Primorsky Boulevard’s construction started in 1821. Before that, the Hadzhibej fortress (won over from Turks by de Ribas) stood here. Five years later, the strikingly splendid Vorontsov Palace appeared at the start of the street. It served as a residence for the town’s third governor, Mikhail Vorontsov. It is one of the boulevard’s architectural ensemble’s most prominent buildings, built in the traditions of Russian classicism.
In the center of the street, in the middle of a small square, rises the boulevard’s most famous monument, the statue of Duce de Richelieu, the first governor of Odesa. Fantastic views of the port, full of snow-white sailboats and yachts, open up from here!

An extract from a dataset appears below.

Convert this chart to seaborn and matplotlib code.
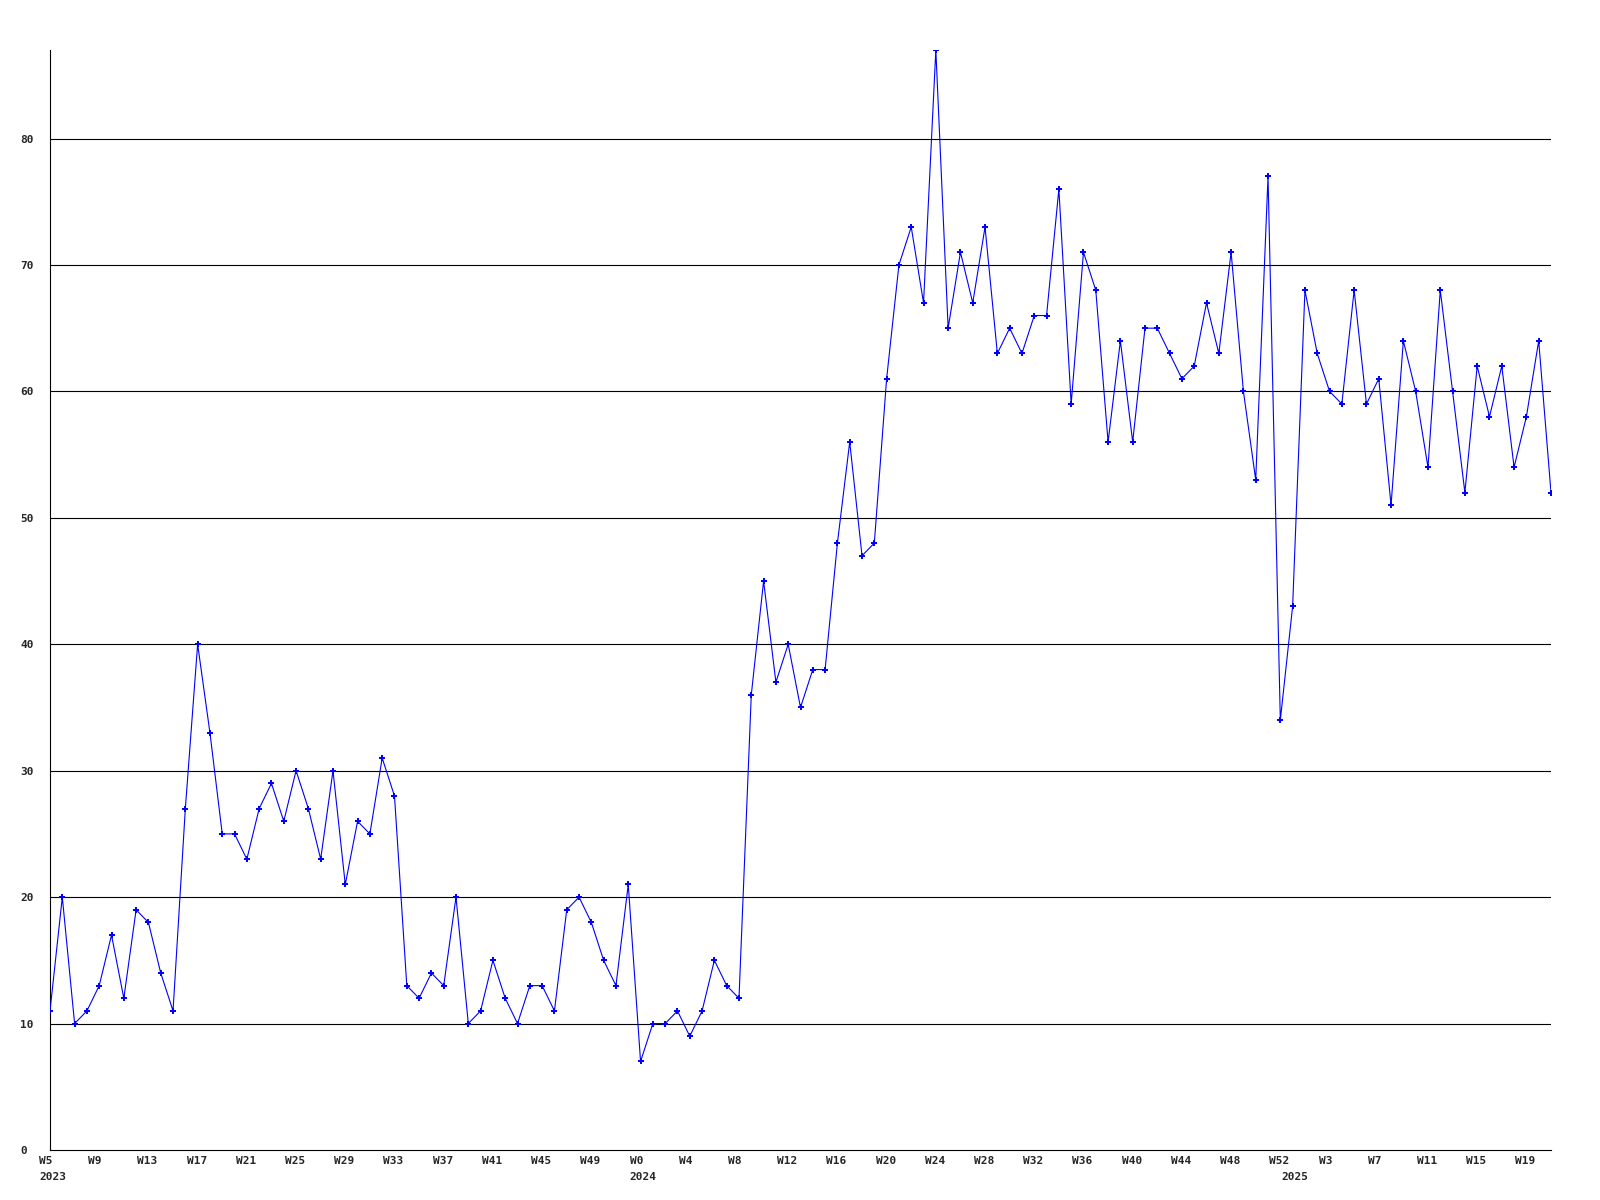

If you wish to descend to the sea, you can go down the legendary Potemkin Stairs.
One of Primorsky Boulevard’s most beautiful architectural objects of is the hotel ‘Londonskaya,’ in which at different times Robert Stevenson, Isadora Duncan, Sara Bernard, Anton Chekhov, Maxim Gorky, and other famous people stayed. Recently, by the way, remains of an ancient Greek settlement were found across the street from the hotel. The remains include graves and everyday objects of the ancient peoples. Today, the place of excavations has become the boulevard’s newest sight.
Not far from the hotel in a small but comfortable public garden, in which stands one of the more popular tourist attraction – the Alexander Pushkin Monument. The admirable architecture of Primorsky Boulevard ends on the Dumskaya Square with the old Stock Exchange building, which has a classic Corinthian colonnade. Today, the City Hall occupies this building. In 1904, a cast iron cannon was placed on the pedestal near the building as something like trophy, taken from one of the British ships that besieged Odesa during the Crimean War in 1854.